Writing is hard. It takes a while to get good at it. Selling is harder. And making lots of money at it is…REALLY hard. Haven’t gotten there yet.
I belong to a writers’ club, and all of us that have stuck at it are pretty damned good. But new people come and go. Some of them are realistic, and some of them aren’t. Some write because they love it and can’t stop. Some write because they’re looking for the lucky flip of a coin so they’ll become famous and eventually sell tons of books And some stick around and get really good but drop out after that one rejection too many.
I read a story once about a man who was a musician. He went to see a famous violinist–the instrument he played–and the man let him play for him. “Do I have what it takes?” the man asked. The famed musician shook his head. “No.” The man left, locked away his violin, and gave up. Someone who’d heard the man said, “But I thought he was wonderful.” “He was,” the famed musician said, “but if he gave up that easily, he’d have never made it anyway.” I don’t know where I read that story or who wrote it, but it’s stayed with me a long time. How much of success is talent and how much is perseverance and striving?
I remember going to a writing conference, and one of the speakers stood at the podium and went on and on, telling new writers every single thing that could go wrong to keep them from succeeding.
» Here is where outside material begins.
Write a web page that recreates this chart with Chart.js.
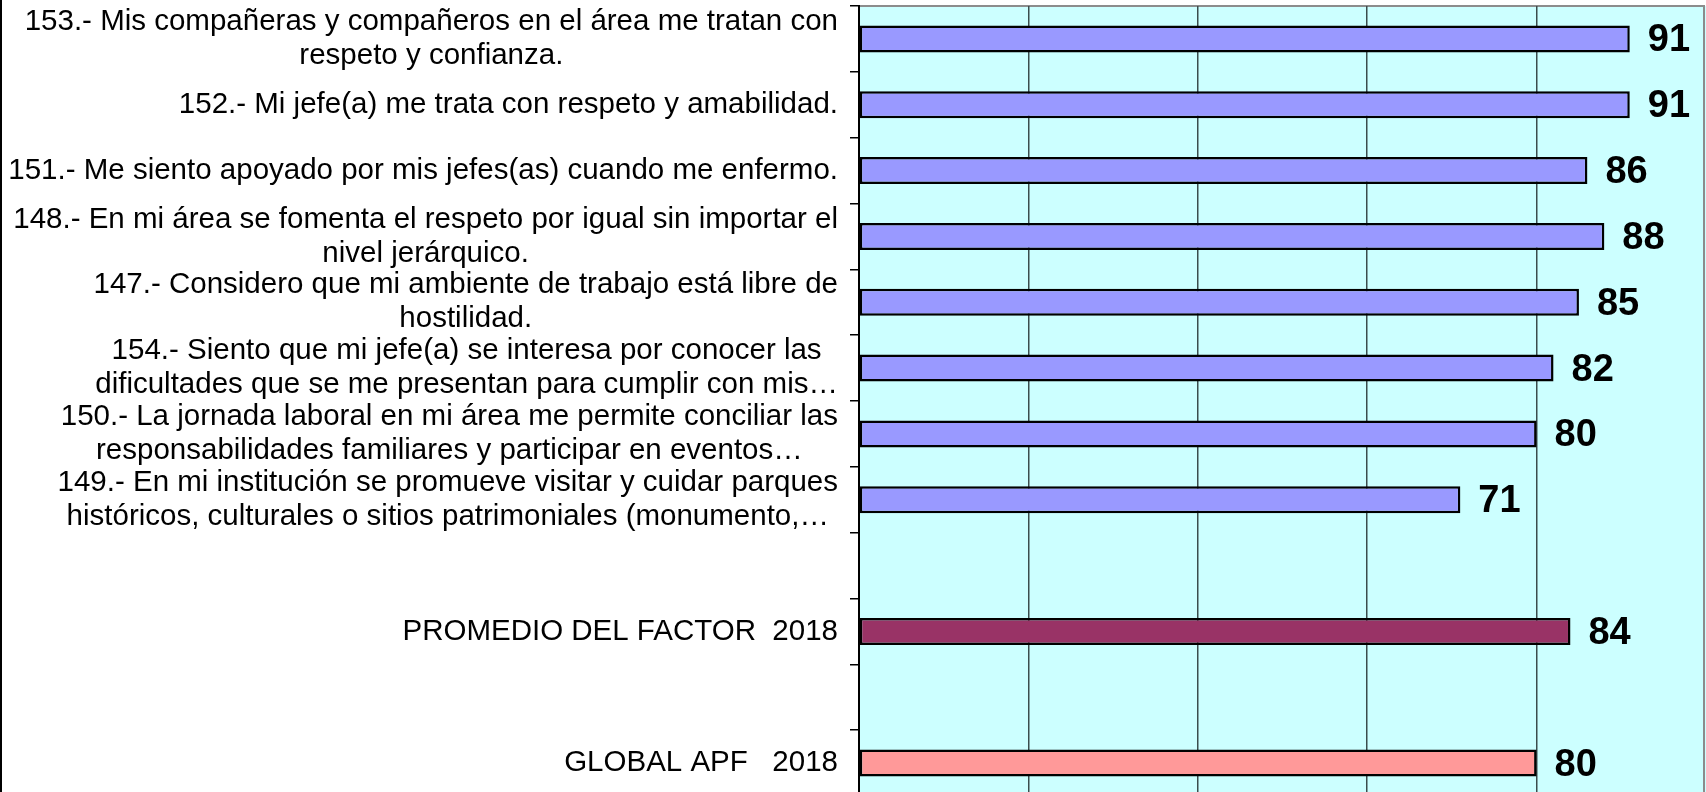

I remember thinking how depressing that speaker was. Why not teach them how to make their writing better so that they might succeed? Which is more realistic? Doomsday or optimistic? And how realistic do we need to be? The speaker’s comeback: Do we do people favors when we encourage them even when their skills are miserable?
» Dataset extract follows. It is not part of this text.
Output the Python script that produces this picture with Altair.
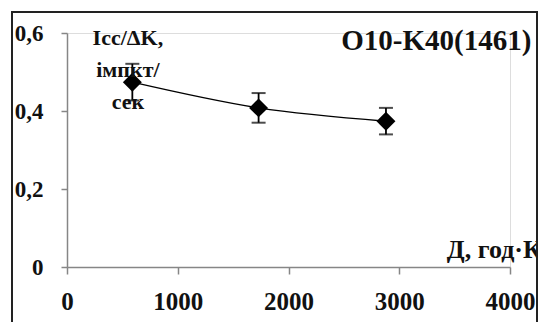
import altair as alt
import pandas as pd

# Measured series: dose (hour·K) vs normalised count rate with its error
dose = [590, 1730, 2880]
rate = [0.474, 0.408, 0.374]
err = [0.047, 0.038, 0.034]

x_ticks = [0, 1000, 2000, 3000, 4000]
y_ticks = [0, 0.2, 0.4, 0.6]

title_text = "O10-K40(1461)"
y_title_lines = ["Icc/ΔK,", "імпкт/", "сек"]
x_title_text = "Д, год·К"

FONT = "Liberation Serif"
AXIS_GRAY = "#868686"

df = pd.DataFrame({"dose": dose, "rate": rate, "err": err})
df["lo"] = df["rate"] - df["err"]
df["hi"] = df["rate"] + df["err"]

x_scale = alt.Scale(domain=[0, 4000], nice=False)
y_scale = alt.Scale(domain=[0, 0.6], nice=False)

x_axis = alt.Axis(
    values=x_ticks, title=None, grid=False, format="d",
    domainColor=AXIS_GRAY, domainWidth=1.5,
    tickColor=AXIS_GRAY, tickWidth=1.5, tickSize=7,
    labelFont=FONT, labelFontSize=25, labelFontWeight="bold", labelColor="#111",
    labelPadding=15, labelFlush=False, labelOverlap=False, labelBound=False,
)
y_axis = alt.Axis(
    values=y_ticks, title=None, grid=False,
    domainColor=AXIS_GRAY, domainWidth=1.5,
    tickColor=AXIS_GRAY, tickWidth=1.5, tickSize=6,
    labelFont=FONT, labelFontSize=23, labelFontWeight="bold", labelColor="#111",
    labelPadding=18, labelFlush=False, labelOverlap=False, labelBound=False,
    labelExpr="datum.value == 0 ? '0' : replace(format(datum.value, '.1f'), '.', ',')",
)

base = alt.Chart(df)

# outer frame of the chart box
frame = base.mark_rect(fill=None, stroke="#222", strokeWidth=2).encode(
    x=alt.value(-55), x2=alt.value(470), y=alt.value(-21), y2=alt.value(320)
)
# white strip outside the right edge of the frame
margin = base.mark_rect(fill="white", stroke=None).encode(
    x=alt.value(471), x2=alt.value(480), y=alt.value(-33), y2=alt.value(320)
)

trend = base.mark_line(color="#000", strokeWidth=1.5, interpolate="monotone").encode(
    x=alt.X("dose:Q", scale=x_scale, axis=x_axis),
    y=alt.Y("rate:Q", scale=y_scale, axis=y_axis),
)

bars = base.mark_rule(color="#000", strokeWidth=1.8).encode(
    x="dose:Q", y="lo:Q", y2="hi:Q"
)
cap_lo = base.mark_tick(color="#000", orient="horizontal", size=14, thickness=2).encode(
    x="dose:Q", y="lo:Q"
)
cap_hi = base.mark_tick(color="#000", orient="horizontal", size=14, thickness=2).encode(
    x="dose:Q", y="hi:Q"
)

points = base.mark_point(shape="diamond", filled=True, color="#000", opacity=1, size=360).encode(
    x="dose:Q", y="rate:Q"
)

y_title = alt.Chart().mark_text(
    font=FONT, fontSize=22, fontWeight="bold", color="#111",
    align="center", baseline="alphabetic", lineHeight=32,
).encode(
    x=alt.datum(550, scale=x_scale), y=alt.datum(0.569, scale=y_scale),
    text=alt.value(y_title_lines),
)

main_title = alt.Chart().mark_text(
    font=FONT, fontSize=29, fontWeight="bold", color="#111",
    align="center", baseline="alphabetic",
).encode(
    x=alt.datum(3335, scale=x_scale), y=alt.datum(0.556, scale=y_scale),
    text=alt.value(title_text),
)

x_title = alt.Chart().mark_text(
    font=FONT, fontSize=26, fontWeight="bold", color="#111",
    align="left", baseline="alphabetic",
).encode(
    x=alt.datum(3430, scale=x_scale), y=alt.datum(0.023, scale=y_scale),
    text=alt.value(x_title_text),
)

chart = alt.layer(
    trend, bars, cap_lo, cap_hi, points, y_title, main_title, x_title, margin, frame
).properties(
    width=443, height=234,
    autosize=alt.AutoSizeParams(type="none"),
    padding={"left": 67, "top": 33, "right": 30, "bottom": 55},
).configure_view(stroke=None).configure(background="white")

chart.save("out.html", embed_options={"renderer": "svg", "actions": False})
But I know this. A retired man joined our group. He’d been a popular radio announcer for a farm program. He asked me to look at the first few chapters of the book he was working on about his years as a pilot in the war. Every sentence was out of order. I had to number them and organize them into paragraphs for them to make any sense. It took me a long time, but he was so determined to learn, he not only improved quickly but turned into a good writer and sold his book. I’d have never believed it possible, but he did it. And it was a good book.